Eduardo Mendicutti, ya bien conocido por nuestros lectores, nos tenía reservada una magnífica sorpresa, una de las mejores que un editor pueda esperar: la entrega inesperada del manuscrito de Fuego de marzo, un espléndido libro de relatos que se lee como una novela, porque nos los cuenta el mismo narrador anónimo, en un progresivo desarrollo cronológico, y porque el lector extrae al terminar su lectura la impresión homogénea de una conmovedora evocación de la pubertad.
Lo sorprendente, lo casi inaudito, es que, aun concebidos a lo largo de casi veinte años (1976-1995), configuren una narración tan asombrosamente coherente.
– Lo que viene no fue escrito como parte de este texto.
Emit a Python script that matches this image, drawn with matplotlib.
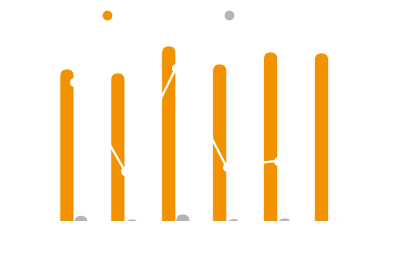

En efecto, aunque cada relato tenga su propio ritmo, su propio tratamiento, en todos ellos, como estribillos de la memoria de la infancia, aparecen personajes, lugares, palabras y situaciones recurrentes, que se enriquecen y se explican mutuamente.
Fuego de marzo cuenta la experiencia de un niño de entre diez y trece años que, guiado por su mirada inquisitiva, nos conduce por el memorial de sus descubrimientos. Descubrimiento de una manera de ser y de sentir; descubrimiento de la diferencia social, emocional, erótica, estética, familiar, racial, vital; descubrimiento, al fin, de las quemaduras producidas por un tiempo «terrible y piadoso como el fuego de marzo».
Habrá quien relacione estas historias con El palomo cojo (Andanzas 145), novela de Mendicutti, que publicamos en 1991 y que ahora ha dado lugar a la película de Jaime de Armiñán. Pero así como en la novela el escenario cerrado favorecía el monólogo introspectivo del niño, en Fuego de marzo, los escenarios son exteriores y la voz del niño-adolescente es cambiante y múltiple, como impregnada de los sobresaltos que causa en él la experiencia de la vida misma.